◆ Stated task
Reproduce all the material exactly, minus any pictures it holds.

◆ Material provided
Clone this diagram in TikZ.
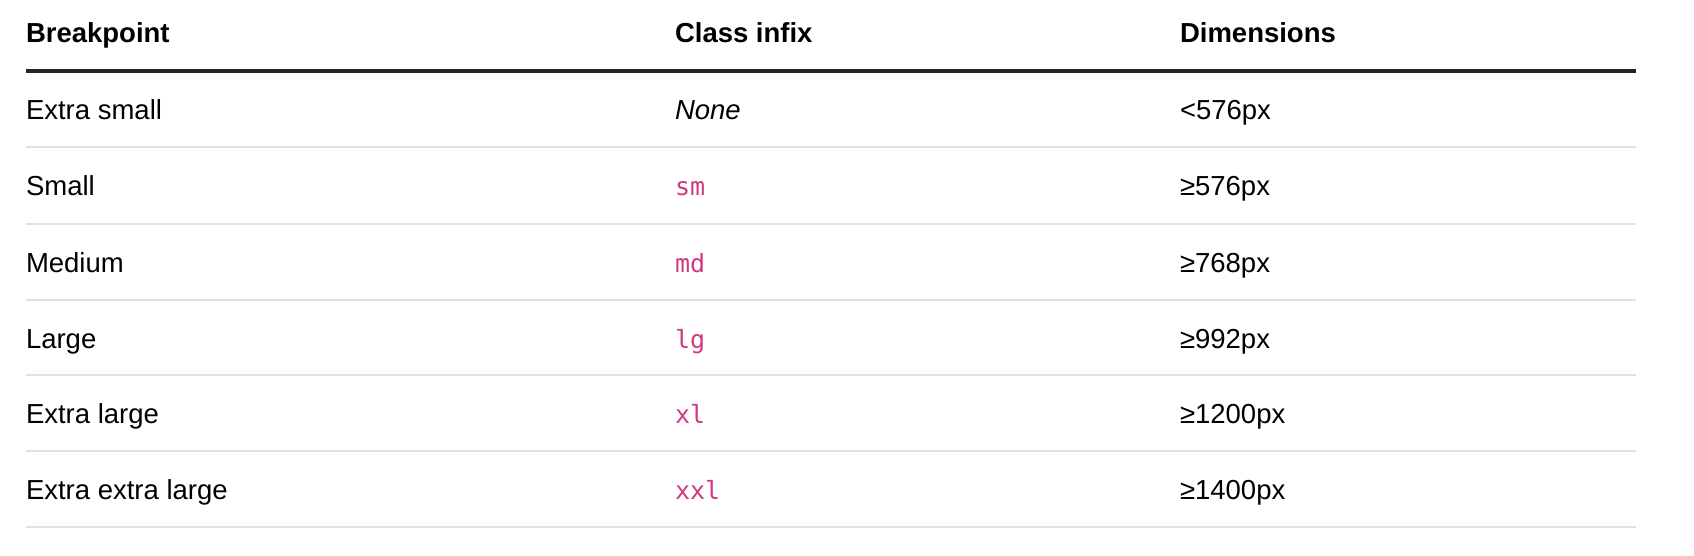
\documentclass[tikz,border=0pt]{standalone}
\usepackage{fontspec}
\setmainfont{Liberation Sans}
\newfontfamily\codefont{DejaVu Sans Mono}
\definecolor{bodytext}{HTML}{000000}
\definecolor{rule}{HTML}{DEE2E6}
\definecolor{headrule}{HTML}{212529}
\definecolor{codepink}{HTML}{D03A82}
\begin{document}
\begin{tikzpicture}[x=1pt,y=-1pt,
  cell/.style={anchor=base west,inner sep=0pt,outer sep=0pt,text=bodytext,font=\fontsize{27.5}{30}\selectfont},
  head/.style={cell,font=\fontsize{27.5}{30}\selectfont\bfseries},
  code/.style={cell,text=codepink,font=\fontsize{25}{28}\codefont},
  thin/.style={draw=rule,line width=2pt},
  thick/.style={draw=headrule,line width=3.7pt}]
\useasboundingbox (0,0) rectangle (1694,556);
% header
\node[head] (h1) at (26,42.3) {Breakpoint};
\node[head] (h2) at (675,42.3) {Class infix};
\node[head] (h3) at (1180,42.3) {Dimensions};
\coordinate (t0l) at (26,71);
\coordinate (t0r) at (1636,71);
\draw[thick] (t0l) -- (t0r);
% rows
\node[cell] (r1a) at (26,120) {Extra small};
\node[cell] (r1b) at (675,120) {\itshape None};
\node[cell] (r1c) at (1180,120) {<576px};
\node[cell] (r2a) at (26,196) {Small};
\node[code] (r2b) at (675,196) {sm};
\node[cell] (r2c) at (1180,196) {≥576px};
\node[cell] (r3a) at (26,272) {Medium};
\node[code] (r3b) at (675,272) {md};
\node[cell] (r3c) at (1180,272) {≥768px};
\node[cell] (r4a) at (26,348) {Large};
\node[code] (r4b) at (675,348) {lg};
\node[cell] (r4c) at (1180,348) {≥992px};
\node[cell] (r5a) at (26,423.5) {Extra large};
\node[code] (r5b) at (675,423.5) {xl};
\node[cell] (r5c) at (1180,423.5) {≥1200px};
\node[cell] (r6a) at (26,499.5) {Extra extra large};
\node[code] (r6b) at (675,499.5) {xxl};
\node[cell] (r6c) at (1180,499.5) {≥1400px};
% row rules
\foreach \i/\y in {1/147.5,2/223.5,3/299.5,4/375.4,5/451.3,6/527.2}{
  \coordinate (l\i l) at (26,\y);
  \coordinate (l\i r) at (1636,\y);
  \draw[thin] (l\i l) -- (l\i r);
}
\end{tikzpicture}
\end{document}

◆ Answer in full
Clone this diagram in TikZ.
\documentclass[tikz,border=0pt]{standalone}
\usepackage{fontspec}
\setmainfont{Liberation Sans}
\newfontfamily\codefont{DejaVu Sans Mono}
\definecolor{bodytext}{HTML}{000000}
\definecolor{rule}{HTML}{DEE2E6}
\definecolor{headrule}{HTML}{212529}
\definecolor{codepink}{HTML}{D03A82}
\begin{document}
\begin{tikzpicture}[x=1pt,y=-1pt,
  cell/.style={anchor=base west,inner sep=0pt,outer sep=0pt,text=bodytext,font=\fontsize{27.5}{30}\selectfont},
  head/.style={cell,font=\fontsize{27.5}{30}\selectfont\bfseries},
  code/.style={cell,text=codepink,font=\fontsize{25}{28}\codefont},
  thin/.style={draw=rule,line width=2pt},
  thick/.style={draw=headrule,line width=3.7pt}]
\useasboundingbox (0,0) rectangle (1694,556);
% header
\node[head] (h1) at (26,42.3) {Breakpoint};
\node[head] (h2) at (675,42.3) {Class infix};
\node[head] (h3) at (1180,42.3) {Dimensions};
\coordinate (t0l) at (26,71);
\coordinate (t0r) at (1636,71);
\draw[thick] (t0l) -- (t0r);
% rows
\node[cell] (r1a) at (26,120) {Extra small};
\node[cell] (r1b) at (675,120) {\itshape None};
\node[cell] (r1c) at (1180,120) {<576px};
\node[cell] (r2a) at (26,196) {Small};
\node[code] (r2b) at (675,196) {sm};
\node[cell] (r2c) at (1180,196) {≥576px};
\node[cell] (r3a) at (26,272) {Medium};
\node[code] (r3b) at (675,272) {md};
\node[cell] (r3c) at (1180,272) {≥768px};
\node[cell] (r4a) at (26,348) {Large};
\node[code] (r4b) at (675,348) {lg};
\node[cell] (r4c) at (1180,348) {≥992px};
\node[cell] (r5a) at (26,423.5) {Extra large};
\node[code] (r5b) at (675,423.5) {xl};
\node[cell] (r5c) at (1180,423.5) {≥1200px};
\node[cell] (r6a) at (26,499.5) {Extra extra large};
\node[code] (r6b) at (675,499.5) {xxl};
\node[cell] (r6c) at (1180,499.5) {≥1400px};
% row rules
\foreach \i/\y in {1/147.5,2/223.5,3/299.5,4/375.4,5/451.3,6/527.2}{
  \coordinate (l\i l) at (26,\y);
  \coordinate (l\i r) at (1636,\y);
  \draw[thin] (l\i l) -- (l\i r);
}
\end{tikzpicture}
\end{document}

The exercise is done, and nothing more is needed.